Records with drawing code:
Start
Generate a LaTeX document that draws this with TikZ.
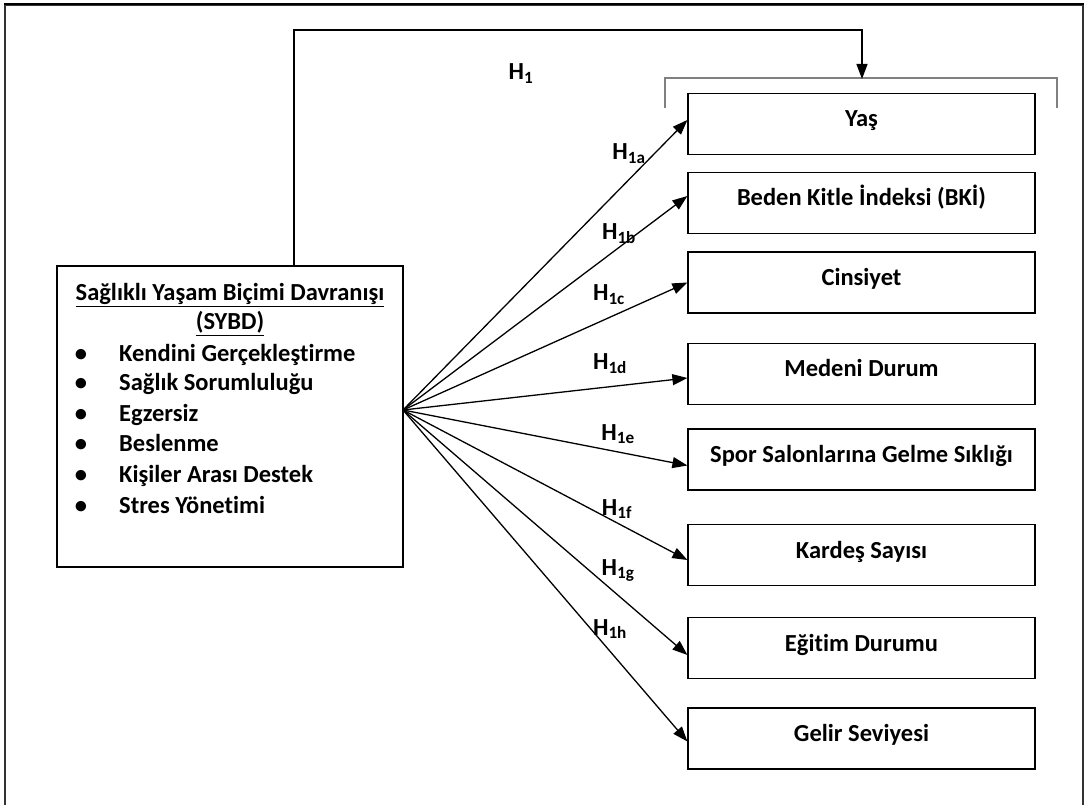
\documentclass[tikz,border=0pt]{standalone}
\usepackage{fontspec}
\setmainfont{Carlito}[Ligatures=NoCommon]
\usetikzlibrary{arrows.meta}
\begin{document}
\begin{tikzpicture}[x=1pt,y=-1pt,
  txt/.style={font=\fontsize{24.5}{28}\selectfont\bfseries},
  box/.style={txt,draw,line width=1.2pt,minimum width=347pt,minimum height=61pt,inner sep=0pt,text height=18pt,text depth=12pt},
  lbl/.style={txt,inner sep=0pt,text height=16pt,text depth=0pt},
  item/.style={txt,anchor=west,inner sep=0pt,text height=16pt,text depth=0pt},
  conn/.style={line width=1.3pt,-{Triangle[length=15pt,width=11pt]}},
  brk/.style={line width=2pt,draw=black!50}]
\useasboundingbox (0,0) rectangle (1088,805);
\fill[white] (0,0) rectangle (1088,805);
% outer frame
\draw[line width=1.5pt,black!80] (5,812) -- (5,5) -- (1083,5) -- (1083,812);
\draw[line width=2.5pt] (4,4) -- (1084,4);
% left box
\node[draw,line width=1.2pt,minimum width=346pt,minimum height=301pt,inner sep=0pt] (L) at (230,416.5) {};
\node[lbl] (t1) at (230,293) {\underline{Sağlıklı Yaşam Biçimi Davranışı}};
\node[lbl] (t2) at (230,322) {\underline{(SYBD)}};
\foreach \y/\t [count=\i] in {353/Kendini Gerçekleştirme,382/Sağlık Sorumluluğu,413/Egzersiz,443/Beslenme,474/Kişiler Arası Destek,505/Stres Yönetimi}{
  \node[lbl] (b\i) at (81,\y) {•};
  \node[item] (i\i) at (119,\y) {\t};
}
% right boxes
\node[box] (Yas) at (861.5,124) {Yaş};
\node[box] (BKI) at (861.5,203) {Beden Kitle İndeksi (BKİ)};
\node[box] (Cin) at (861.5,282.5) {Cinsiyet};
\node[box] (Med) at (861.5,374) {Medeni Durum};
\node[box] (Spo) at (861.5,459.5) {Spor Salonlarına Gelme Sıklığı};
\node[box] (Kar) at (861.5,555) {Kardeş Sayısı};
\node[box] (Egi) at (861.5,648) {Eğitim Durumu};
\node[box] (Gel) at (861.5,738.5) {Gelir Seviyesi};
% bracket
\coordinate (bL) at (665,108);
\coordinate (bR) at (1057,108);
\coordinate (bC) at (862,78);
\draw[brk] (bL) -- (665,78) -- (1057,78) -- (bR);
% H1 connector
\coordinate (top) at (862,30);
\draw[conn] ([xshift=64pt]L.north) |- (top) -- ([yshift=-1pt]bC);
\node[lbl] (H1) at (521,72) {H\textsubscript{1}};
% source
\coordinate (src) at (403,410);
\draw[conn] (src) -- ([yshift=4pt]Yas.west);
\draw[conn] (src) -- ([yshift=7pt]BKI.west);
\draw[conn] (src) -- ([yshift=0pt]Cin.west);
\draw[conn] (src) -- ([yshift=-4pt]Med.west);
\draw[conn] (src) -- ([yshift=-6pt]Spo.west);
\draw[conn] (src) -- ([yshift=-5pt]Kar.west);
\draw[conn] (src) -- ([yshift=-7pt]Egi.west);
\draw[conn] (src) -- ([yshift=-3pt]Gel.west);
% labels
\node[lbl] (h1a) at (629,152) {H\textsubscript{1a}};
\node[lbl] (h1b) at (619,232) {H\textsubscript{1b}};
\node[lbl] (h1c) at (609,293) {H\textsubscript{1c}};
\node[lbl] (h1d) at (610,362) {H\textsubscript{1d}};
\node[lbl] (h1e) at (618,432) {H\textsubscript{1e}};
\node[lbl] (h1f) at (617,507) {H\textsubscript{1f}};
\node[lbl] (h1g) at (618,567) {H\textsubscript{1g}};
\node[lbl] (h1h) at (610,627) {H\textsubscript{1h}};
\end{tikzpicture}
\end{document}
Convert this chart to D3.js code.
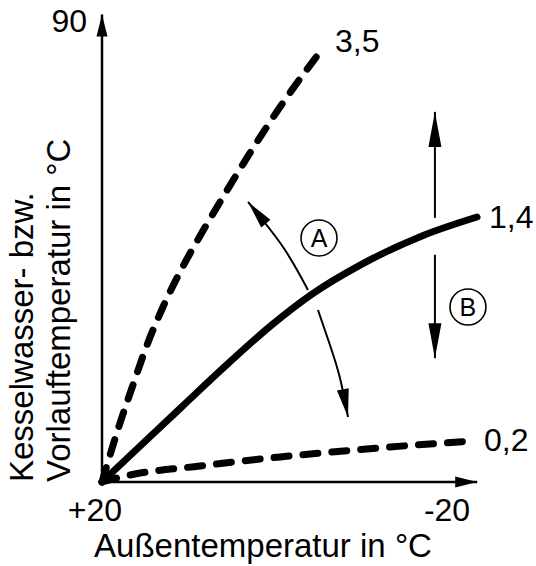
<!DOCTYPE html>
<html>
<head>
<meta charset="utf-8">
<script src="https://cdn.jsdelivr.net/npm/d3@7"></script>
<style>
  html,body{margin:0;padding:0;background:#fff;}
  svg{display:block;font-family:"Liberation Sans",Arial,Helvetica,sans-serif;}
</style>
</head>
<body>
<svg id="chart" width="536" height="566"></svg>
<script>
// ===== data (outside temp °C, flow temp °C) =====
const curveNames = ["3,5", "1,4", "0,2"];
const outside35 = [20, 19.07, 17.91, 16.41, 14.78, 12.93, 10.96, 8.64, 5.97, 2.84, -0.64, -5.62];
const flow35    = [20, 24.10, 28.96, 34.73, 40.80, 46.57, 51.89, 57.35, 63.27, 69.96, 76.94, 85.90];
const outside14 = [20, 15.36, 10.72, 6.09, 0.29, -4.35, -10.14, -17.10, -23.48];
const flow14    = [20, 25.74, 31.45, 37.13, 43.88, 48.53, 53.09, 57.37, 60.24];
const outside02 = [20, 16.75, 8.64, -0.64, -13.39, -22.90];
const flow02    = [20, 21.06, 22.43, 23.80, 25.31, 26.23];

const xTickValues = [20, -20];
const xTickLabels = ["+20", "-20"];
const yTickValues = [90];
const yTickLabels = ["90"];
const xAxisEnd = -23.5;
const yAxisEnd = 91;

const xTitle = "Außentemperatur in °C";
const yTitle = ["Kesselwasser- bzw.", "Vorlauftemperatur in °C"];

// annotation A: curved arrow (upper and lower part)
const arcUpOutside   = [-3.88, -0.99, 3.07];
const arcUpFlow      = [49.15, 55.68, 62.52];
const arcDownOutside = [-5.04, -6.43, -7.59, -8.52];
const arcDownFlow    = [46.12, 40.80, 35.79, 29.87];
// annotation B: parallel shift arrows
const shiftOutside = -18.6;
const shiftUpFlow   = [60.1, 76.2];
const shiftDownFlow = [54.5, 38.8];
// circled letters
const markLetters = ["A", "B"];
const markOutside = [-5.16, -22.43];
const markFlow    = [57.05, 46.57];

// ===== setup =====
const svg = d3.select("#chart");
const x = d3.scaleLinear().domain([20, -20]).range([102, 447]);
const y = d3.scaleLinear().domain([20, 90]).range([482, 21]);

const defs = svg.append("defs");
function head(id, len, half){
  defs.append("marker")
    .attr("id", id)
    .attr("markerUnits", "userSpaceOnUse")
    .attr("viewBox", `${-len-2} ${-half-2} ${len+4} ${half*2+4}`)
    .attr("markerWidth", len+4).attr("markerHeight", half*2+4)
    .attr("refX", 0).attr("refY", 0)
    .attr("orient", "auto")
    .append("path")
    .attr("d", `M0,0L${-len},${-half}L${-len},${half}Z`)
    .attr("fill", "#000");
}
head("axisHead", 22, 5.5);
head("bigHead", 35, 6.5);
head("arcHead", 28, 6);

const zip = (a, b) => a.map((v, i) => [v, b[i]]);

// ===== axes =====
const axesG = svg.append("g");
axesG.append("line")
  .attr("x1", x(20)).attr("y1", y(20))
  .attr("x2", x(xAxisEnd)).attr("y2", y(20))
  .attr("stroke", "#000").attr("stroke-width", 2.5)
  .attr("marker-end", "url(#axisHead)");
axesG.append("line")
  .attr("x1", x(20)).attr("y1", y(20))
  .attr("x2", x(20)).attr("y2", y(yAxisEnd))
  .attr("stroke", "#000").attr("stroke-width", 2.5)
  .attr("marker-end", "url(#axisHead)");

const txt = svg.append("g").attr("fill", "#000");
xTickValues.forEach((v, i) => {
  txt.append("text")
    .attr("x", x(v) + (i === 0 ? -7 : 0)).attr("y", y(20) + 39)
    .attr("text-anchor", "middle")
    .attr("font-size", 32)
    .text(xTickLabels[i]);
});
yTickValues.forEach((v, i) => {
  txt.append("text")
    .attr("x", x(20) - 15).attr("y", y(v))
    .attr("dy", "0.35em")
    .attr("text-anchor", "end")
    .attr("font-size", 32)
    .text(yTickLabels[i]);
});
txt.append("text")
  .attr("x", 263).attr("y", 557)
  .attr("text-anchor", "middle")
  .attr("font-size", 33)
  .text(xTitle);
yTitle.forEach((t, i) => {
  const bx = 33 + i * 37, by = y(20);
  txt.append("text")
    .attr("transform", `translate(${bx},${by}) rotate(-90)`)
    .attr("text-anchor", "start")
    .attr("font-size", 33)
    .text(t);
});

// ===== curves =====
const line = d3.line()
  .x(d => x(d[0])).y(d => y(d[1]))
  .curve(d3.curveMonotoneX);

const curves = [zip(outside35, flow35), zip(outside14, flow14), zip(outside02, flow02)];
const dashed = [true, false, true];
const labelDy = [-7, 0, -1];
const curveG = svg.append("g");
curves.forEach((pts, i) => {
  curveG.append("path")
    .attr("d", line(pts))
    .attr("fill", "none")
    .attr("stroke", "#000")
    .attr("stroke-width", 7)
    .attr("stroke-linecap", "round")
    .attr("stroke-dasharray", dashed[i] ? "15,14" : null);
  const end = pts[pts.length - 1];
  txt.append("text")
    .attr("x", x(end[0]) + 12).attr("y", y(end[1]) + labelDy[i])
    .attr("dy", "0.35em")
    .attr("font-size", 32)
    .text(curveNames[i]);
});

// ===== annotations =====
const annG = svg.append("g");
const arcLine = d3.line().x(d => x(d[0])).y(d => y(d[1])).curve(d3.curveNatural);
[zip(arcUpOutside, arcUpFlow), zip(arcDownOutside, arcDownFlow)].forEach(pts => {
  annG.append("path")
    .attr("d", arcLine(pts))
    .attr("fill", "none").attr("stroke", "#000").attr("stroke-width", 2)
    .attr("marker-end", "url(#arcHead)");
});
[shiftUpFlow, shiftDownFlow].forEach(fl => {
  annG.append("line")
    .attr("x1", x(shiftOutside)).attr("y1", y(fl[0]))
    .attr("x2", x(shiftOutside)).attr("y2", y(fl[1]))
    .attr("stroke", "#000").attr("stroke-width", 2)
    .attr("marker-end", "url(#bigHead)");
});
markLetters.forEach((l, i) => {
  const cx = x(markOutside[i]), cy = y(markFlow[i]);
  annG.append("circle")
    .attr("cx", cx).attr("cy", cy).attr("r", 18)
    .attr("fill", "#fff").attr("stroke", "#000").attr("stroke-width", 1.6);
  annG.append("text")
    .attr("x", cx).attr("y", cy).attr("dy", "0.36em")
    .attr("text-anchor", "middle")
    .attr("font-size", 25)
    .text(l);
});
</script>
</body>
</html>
End
Stated exercise = Start at the line with "Convert this chart to D3.js code.", stop at the line with "23.80, 25.31, 26.23];", both lines included, and repeat that span exactly without its pictures.

Exercise solution =
Convert this chart to D3.js code.
<!DOCTYPE html>
<html>
<head>
<meta charset="utf-8">
<script src="https://cdn.jsdelivr.net/npm/d3@7"></script>
<style>
  html,body{margin:0;padding:0;background:#fff;}
  svg{display:block;font-family:"Liberation Sans",Arial,Helvetica,sans-serif;}
</style>
</head>
<body>
<svg id="chart" width="536" height="566"></svg>
<script>
// ===== data (outside temp °C, flow temp °C) =====
const curveNames = ["3,5", "1,4", "0,2"];
const outside35 = [20, 19.07, 17.91, 16.41, 14.78, 12.93, 10.96, 8.64, 5.97, 2.84, -0.64, -5.62];
const flow35    = [20, 24.10, 28.96, 34.73, 40.80, 46.57, 51.89, 57.35, 63.27, 69.96, 76.94, 85.90];
const outside14 = [20, 15.36, 10.72, 6.09, 0.29, -4.35, -10.14, -17.10, -23.48];
const flow14    = [20, 25.74, 31.45, 37.13, 43.88, 48.53, 53.09, 57.37, 60.24];
const outside02 = [20, 16.75, 8.64, -0.64, -13.39, -22.90];
const flow02    = [20, 21.06, 22.43, 23.80, 25.31, 26.23];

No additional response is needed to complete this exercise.